Possibili insidie emergono invece dalle innovazioni che toccano il procedimento legislativo, in specie prevedendo che “di regola” – e salvo eccezioni – le leggi sono approvate con il procedimento redigente o quello deliberante. I due procedimenti vedono la riduzione (redigente) o l’azzeramento (deliberante) del ruolo dell’aula. E qui rileva che l’aula è il luogo del confronto pubblico, il punto di massima visibilità. Concentrare il lavoro nelle commissioni significa rendere la formazione della legge più opaca, sottraendola in più o meno larga misura al controllo dell’opinione pubblica e a un esercizio efficace della responsabilità politica. Si aggiunga che per tornare in aula è necessaria per l’art. 72 Cost. la richiesta del governo, di un decimo dei componenti dell’assemblea o di un quinto della commissione. Numeri che una forza politica minore potrà non avere, mentre quelle maggiori o il governo decideranno se mantenere o meno la produzione legislativa nella relativa oscurità delle commissioni.

È un orientamento fondato sulla premessa che sia essenziale avere un parlamento in cui i lavori durino qualche ora in meno, piuttosto che un parlamento che dia piena e aperta voce al paese. Non si coglie il senso profondo di una efficace rappresentatività dell’istituzione. Non a caso, l’art. 72 Cost. definisce come procedimento legislativo “normale” quello di esame e di approvazione diretta da parte della camera. La normalità coincide con la centralità dell’aula. Il regolamento dispone esattamente il contrario: meno si va in aula, meglio è.

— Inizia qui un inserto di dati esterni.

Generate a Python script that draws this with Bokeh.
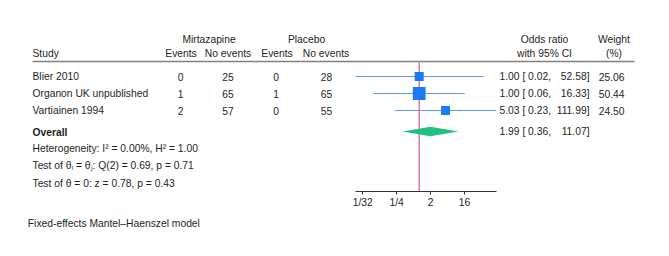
import math
from bokeh.plotting import figure
from bokeh.layouts import column
from bokeh.models import (Range1d, LogScale, LogAxis, FixedTicker, CustomJSTickFormatter,
                          ColumnDataSource)
from bokeh.core.properties import value
from bokeh.embed import file_html
from bokeh.resources import INLINE

# ---------------- data ----------------
studies = ["Blier 2010", "Organon UK unpublished", "Vartiainen 1994"]
mirt_events = [0, 1, 2]
mirt_no_events = [25, 65, 57]
plac_events = [0, 1, 0]
plac_no_events = [28, 65, 55]
odds_ratio = [1.00, 1.00, 5.03]
ci_low = [0.02, 0.06, 0.23]
ci_high = [52.58, 16.33, 111.99]
weights = [25.06, 50.44, 24.50]
overall_or = 1.99
overall_low = 0.36
overall_high = 11.07
tick_values = [1 / 32, 1 / 4, 2, 16]
tick_labels = ["1/32", "1/4", "2", "16"]
stats_lines = [
    "Heterogeneity: I\u00b2 = 0.00%, H\u00b2 = 1.00",
    "Test of \u03b8\u1d62 = \u03b8\u2c7c: Q(2) = 0.69, p = 0.71",
    "Test of \u03b8 = 0: z = 0.78, p = 0.43",
]
note = "Fixed-effects Mantel\u2013Haenszel model"

# ---------------- layout (page pixels) ----------------
W = 661
FRAME_BOTTOM = 191          # page y of the x axis
TOP_H = 211                 # height of the main figure (frame + axis panel)
NOTE_H = 37
PX_PER_LOG2 = 11.3
X_OF_TWO = 430.0            # page x of tick "2"

def log2_at(px):
    return 1 + (px - X_OF_TWO) / PX_PER_LOG2

FONT = value("Liberation Sans")
FS = "10.3px"
TXT = "#1e1e1e"

row_y = [76, 93, 110]
overall_y = 131
stats_y = [148.3, 165.3, 182.5]
header_line_y = 61

p = figure(width=W, height=TOP_H, output_backend="svg", toolbar_location=None,
           x_axis_location=None, y_axis_location=None,
           x_range=Range1d(0, W), y_range=Range1d(FRAME_BOTTOM, 0),
           min_border_left=0, min_border_right=0, min_border_top=0,
           min_border_bottom=TOP_H - FRAME_BOTTOM)
p.outline_line_color = None
p.xgrid.visible = False
p.ygrid.visible = False
p.background_fill_color = "white"
p.border_fill_color = "white"

p.extra_x_ranges = {"forest": Range1d(2 ** log2_at(0), 2 ** log2_at(W))}
p.extra_x_scales = {"forest": LogScale()}

ax = LogAxis(x_range_name="forest", ticker=FixedTicker(ticks=tick_values),
             formatter=CustomJSTickFormatter(args=dict(labels=tick_labels),
                                             code="return labels[index]"),
             bounds=(min(ci_low), max(ci_high)))
ax.axis_line_color = "#333333"
ax.axis_line_width = 1
ax.major_tick_line_color = "#333333"
ax.major_tick_out = 3
ax.major_tick_in = 0
ax.minor_tick_line_color = None
ax.major_label_text_font = "Liberation Sans"
ax.major_label_text_font_size = FS
ax.major_label_text_color = TXT
ax.major_label_standoff = 2
p.add_layout(ax, "below")

def txt(fig, xs, ys, texts, align="left", style="normal"):
    fig.text(x=xs, y=ys, text=texts, text_align=align, text_baseline="middle",
             text_font=FONT, text_font_size=FS, text_color=TXT, text_font_style=style)

# headers
txt(p, [208.5, 306], [39.3, 39.3], ["Mirtazapine", "Placebo"], align="center")
txt(p, [544, 613.5], [39.3, 39.3], ["Odds ratio", "Weight"], align="center")
txt(p, [32], [53.3], ["Study"])
txt(p, [180.5, 227.5, 276.5, 325.5, 544, 613.5], [53.3] * 6,
    ["Events", "No events", "Events", "No events", "with 95% CI", "(%)"], align="center")
p.segment(x0=[32], y0=[header_line_y], x1=[634], y1=[header_line_y],
          line_color="#808080", line_width=1.5)

# study rows
txt(p, [32] * 3, row_y, studies)
txt(p, [180] * 3, row_y, [str(v) for v in mirt_events], align="center")
txt(p, [227.5] * 3, row_y, [str(v) for v in mirt_no_events], align="center")
txt(p, [275.5] * 3, row_y, [str(v) for v in plac_events], align="center")
txt(p, [326] * 3, row_y, [str(v) for v in plac_no_events], align="center")
txt(p, [499] * 3, row_y, [f"{o:.2f} [ {l:.2f}," for o, l in zip(odds_ratio, ci_low)])
txt(p, [589] * 3, row_y, [f"{h:.2f}]" for h in ci_high], align="right")
txt(p, [598.3] * 3, row_y, [f"{w:.2f}" for w in weights])

# overall
txt(p, [32], [overall_y + 0.7], ["Overall"], style="bold")
txt(p, [499], [overall_y], [f"{overall_or:.2f} [ {overall_low:.2f},"])
txt(p, [589], [overall_y], [f"{overall_high:.2f}]"], align="right")
txt(p, [32] * 3, stats_y, stats_lines)

# forest marks
src = ColumnDataSource(dict(y=row_y, est=odds_ratio, lo=ci_low, hi=ci_high,
                            size=[1.8 * math.sqrt(w) for w in weights]))
p.segment(x0="lo", y0="y", x1="hi", y1="y", source=src, x_range_name="forest",
          line_color="#5b9cf0", line_width=1)
p.segment(x0=[1], y0=[header_line_y], x1=[1], y1=[FRAME_BOTTOM], x_range_name="forest",
          line_color="#e0789a", line_width=1.5)
p.scatter(x="est", y="y", size="size", marker="square", source=src, x_range_name="forest",
          fill_color="#1a7cf5", line_color=None)
hd = 4.7
p.patch(x=[overall_low, overall_or, overall_high, overall_or],
        y=[overall_y, overall_y - hd, overall_y, overall_y + hd],
        x_range_name="forest", fill_color="#20c080", line_color=None)

# note figure below
q = figure(width=W, height=NOTE_H, output_backend="svg", toolbar_location=None,
           x_axis_location=None, y_axis_location=None,
           x_range=Range1d(0, W), y_range=Range1d(TOP_H + NOTE_H, TOP_H),
           min_border=0)
q.outline_line_color = None
q.xgrid.visible = False
q.ygrid.visible = False
txt(q, [27.3], [222.7], [note])

open("out.html", "w").write(file_html(column(p, q, spacing=0), INLINE))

Ancora una volta questo parlamento si mostra allergico alla Costituzione. Inoltre, di tante normette anti-ostruzionismo e funzionali al “parlamento decidente” non si avvertiva in realtà alcun insuperabile bisogno. Con le regole fin qui vigenti una maggioranza solida poteva e potrebbe senza affanno governare i lavori e condurre in porto qualsiasi battaglia politica. Per le norme e le prassi consolidate un vero ostruzionismo non è più possibile, da tempo. Laddove si manifestano difficoltà, esse vengono dall’interno della maggioranza. Mentre è già strutturale la dominanza dell’esecutivo sulla produzione legislativa.

Per Calderoli le nuove regole faranno del Senato una Ferrari. Piuttosto, la politica che in esso vivrà deciderà se invece è una carretta, non essendo i benefici in alcun modo decisivi. È difficile sfuggire alla sensazione che gli interventi fatti siano segnali non di forza, ma di debolezza dell’istituzione, essenzialmente ad pompam, come avrebbero detto gli antichi. E il termine va bene, in fondo, anche ai moderni. Trattandosi, ovviamente, di pompe funebri.